#### Data segment:
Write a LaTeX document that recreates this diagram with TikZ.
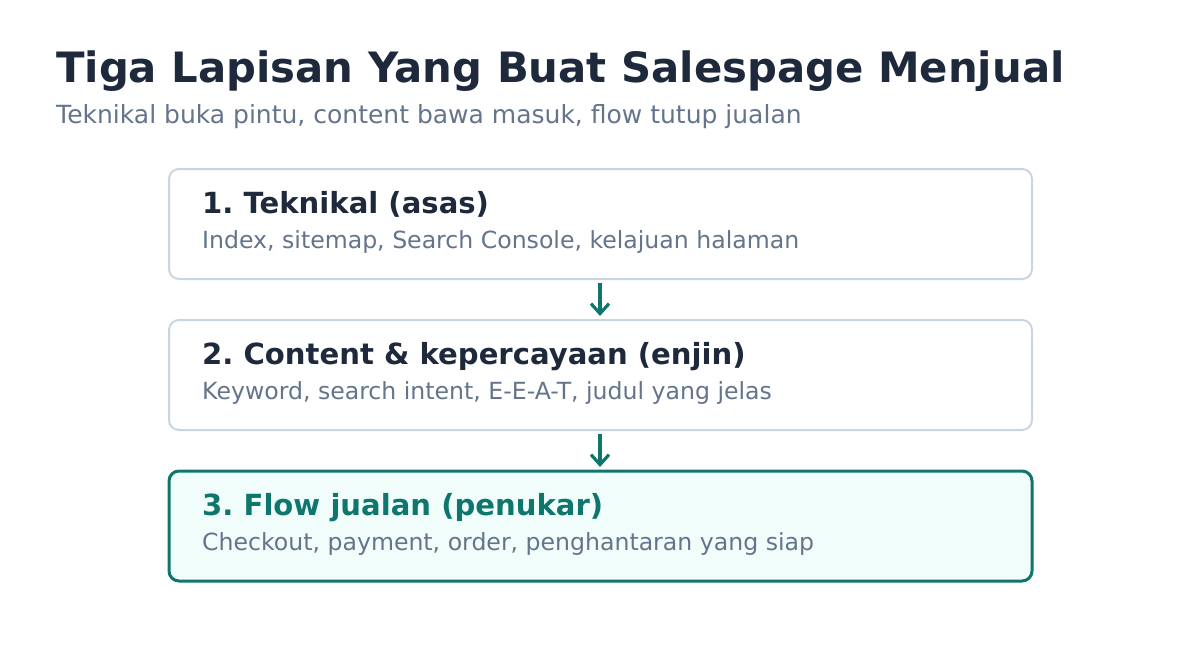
\documentclass[tikz,border=0pt]{standalone}
\usepackage{fontspec}
\setmainfont{DejaVu Sans}
\usetikzlibrary{arrows.meta}
\definecolor{titlec}{HTML}{1E293B}
\definecolor{subc}{HTML}{64748B}
\definecolor{borderc}{HTML}{CBD5E1}
\definecolor{teal}{HTML}{0F766E}
\definecolor{tealbg}{HTML}{F0FDFA}
\frenchspacing
\tikzset{
  layerbox/.style={draw=borderc, line width=2pt, rounded corners=10pt, fill=white},
  hlbox/.style={draw=teal, line width=3pt, rounded corners=10pt, fill=tealbg},
  boxtitle/.style={anchor=base west, inner sep=0pt, font=\fontsize{29.1}{33}\selectfont\bfseries, text=titlec},
  boxsub/.style={anchor=base west, inner sep=0pt, font=\fontsize{23.6}{27}\selectfont, text=subc},
  flow/.style={draw=teal, line width=3.2pt, -{Straight Barb[length=10pt,width=18pt,line width=3.2pt]}}
}
\begin{document}
\begin{tikzpicture}[x=1pt,y=-1pt]
\useasboundingbox (0,0) rectangle (1200,648);
\node[anchor=base west, inner sep=0pt, font=\fontsize{41.8}{46}\selectfont\bfseries, text=titlec] (title) at (56,82) {Tiga Lapisan Yang Buat Salespage Menjual};
\node[anchor=base west, inner sep=0pt, font=\fontsize{25}{29}\selectfont, text=subc] (subtitle) at (56,123) {Teknikal buka pintu, content bawa masuk, flow tutup jualan};

\draw[layerbox] (169,169) rectangle (1032,279);
\node[boxtitle] (t1) at (202,213) {1. Teknikal (asas)};
\node[boxsub] (s1) at (202,248) {Index, sitemap, Search Console, kelajuan halaman};

\draw[layerbox] (169,320) rectangle (1032,430);
\node[boxtitle] (t2) at (202,364) {2. Content \& kepercayaan (enjin)};
\node[boxsub] (s2) at (202,399) {Keyword, search intent, E-E-A-T, judul yang jelas};

\draw[hlbox] (169,471) rectangle (1032,581);
\node[boxtitle, text=teal] (t3) at (202,515) {3. Flow jualan (penukar)};
\node[boxsub] (s3) at (202,550) {Checkout, payment, order, penghantaran yang siap};

\coordinate (a1s) at (600,283);
\coordinate (a1e) at (600,316);
\coordinate (a2s) at (600,434);
\coordinate (a2e) at (600,467);
\draw[flow] (a1s) -- (a1e);
\draw[flow] (a2s) -- (a2e);
\end{tikzpicture}
\end{document}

#### Required work:
Return all of the data exactly as written, and drop the pictures.

#### Solution to this task:
Write a LaTeX document that recreates this diagram with TikZ.
\documentclass[tikz,border=0pt]{standalone}
\usepackage{fontspec}
\setmainfont{DejaVu Sans}
\usetikzlibrary{arrows.meta}
\definecolor{titlec}{HTML}{1E293B}
\definecolor{subc}{HTML}{64748B}
\definecolor{borderc}{HTML}{CBD5E1}
\definecolor{teal}{HTML}{0F766E}
\definecolor{tealbg}{HTML}{F0FDFA}
\frenchspacing
\tikzset{
  layerbox/.style={draw=borderc, line width=2pt, rounded corners=10pt, fill=white},
  hlbox/.style={draw=teal, line width=3pt, rounded corners=10pt, fill=tealbg},
  boxtitle/.style={anchor=base west, inner sep=0pt, font=\fontsize{29.1}{33}\selectfont\bfseries, text=titlec},
  boxsub/.style={anchor=base west, inner sep=0pt, font=\fontsize{23.6}{27}\selectfont, text=subc},
  flow/.style={draw=teal, line width=3.2pt, -{Straight Barb[length=10pt,width=18pt,line width=3.2pt]}}
}
\begin{document}
\begin{tikzpicture}[x=1pt,y=-1pt]
\useasboundingbox (0,0) rectangle (1200,648);
\node[anchor=base west, inner sep=0pt, font=\fontsize{41.8}{46}\selectfont\bfseries, text=titlec] (title) at (56,82) {Tiga Lapisan Yang Buat Salespage Menjual};
\node[anchor=base west, inner sep=0pt, font=\fontsize{25}{29}\selectfont, text=subc] (subtitle) at (56,123) {Teknikal buka pintu, content bawa masuk, flow tutup jualan};

\draw[layerbox] (169,169) rectangle (1032,279);
\node[boxtitle] (t1) at (202,213) {1. Teknikal (asas)};
\node[boxsub] (s1) at (202,248) {Index, sitemap, Search Console, kelajuan halaman};

\draw[layerbox] (169,320) rectangle (1032,430);
\node[boxtitle] (t2) at (202,364) {2. Content \& kepercayaan (enjin)};
\node[boxsub] (s2) at (202,399) {Keyword, search intent, E-E-A-T, judul yang jelas};

\draw[hlbox] (169,471) rectangle (1032,581);
\node[boxtitle, text=teal] (t3) at (202,515) {3. Flow jualan (penukar)};
\node[boxsub] (s3) at (202,550) {Checkout, payment, order, penghantaran yang siap};

\coordinate (a1s) at (600,283);
\coordinate (a1e) at (600,316);
\coordinate (a2s) at (600,434);
\coordinate (a2e) at (600,467);
\draw[flow] (a1s) -- (a1e);
\draw[flow] (a2s) -- (a2e);
\end{tikzpicture}
\end{document}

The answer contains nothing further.